I vigili si occupavano anche di domare e spegnere incendi, proprio come i nostri vigili del fuoco: una funzione molto importante se si pensa che mentre nella nostra società l’incendio è un evento sporadico, ai tempi dell’impero romano era un’occorrenza praticamente continua a causa dell’uso di torce e del legno utilizzato come principale materiale di costruzione edile.

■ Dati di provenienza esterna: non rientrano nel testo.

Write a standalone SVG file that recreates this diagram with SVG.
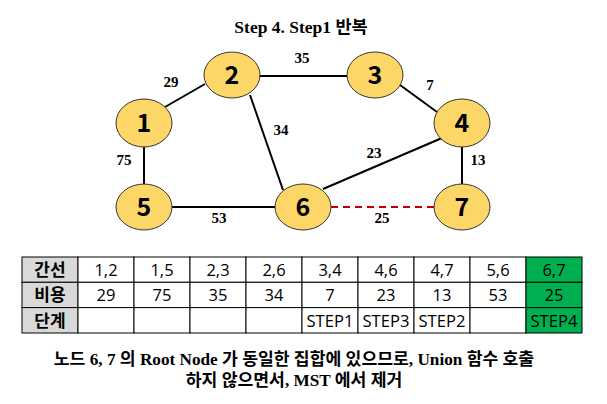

I vigili, come forze dell’ordine erano organizzati a seconda delle principali funzioni che ogni reparto doveva svolgere e delle loro specializzazioni:
- Vigiles acquarii – addetti alle prese di acqua
- Vigiles balnearii – addetti ai bagni pubblici
- Vigiles horrearii – sorveglianti dei magazzini
- Vigiles carcerarii – addetti al controllo delle prigioni
- Vigiles siphonarii – addetti all’azionamento delle pompe di acqua
- Vigiles sebaciarii – addetti all’illuminazione notturna.
Il diritto di manifestare
Quando si parla di ordine pubblico e di romani è importante richiamare il concetto del diritto di manifestare, differente da quello attualmente concepito e frutto di una specifica lotta di classe avvenuta lo scorso secolo.
Oggi la possibilità di manifestare per le proprie idee è considerato un diritto “sacrosanto”: lo sciopero è uno strumento di democrazia irrinunciabile, mentre nel mondo romano la situazione era differente.
Non era normale o immediatamente concepibile che i cittadini si riunissero per protestare contro l’autorità. La contestazione non era un concetto sdoganato: la realtà di Roma prevedeva infatti che i cittadini potessero esprimere la propria opinione solo in situazioni ben precise.
Un esempio sono i comizi popolari nei quali non potevano comunque presentarsi e parlare: di solito vi era un magistrato che proponeva una legge e si poteva rispondere “si” o “no” per alzata di mano.
Appare quindi abbastanza chiara la differenza tra il concetto di ordine pubblico attuale e quello romano: la tolleranza delle autorità non era come quella contemporanea nei confronti delle proteste. Il controllo di chi guidava Roma era molto più alto e non opinabile e la pressione dello Stato e delle forze dell’ordine molto più intensa rispetto a quello che viene considerato normale ai giorni nostri.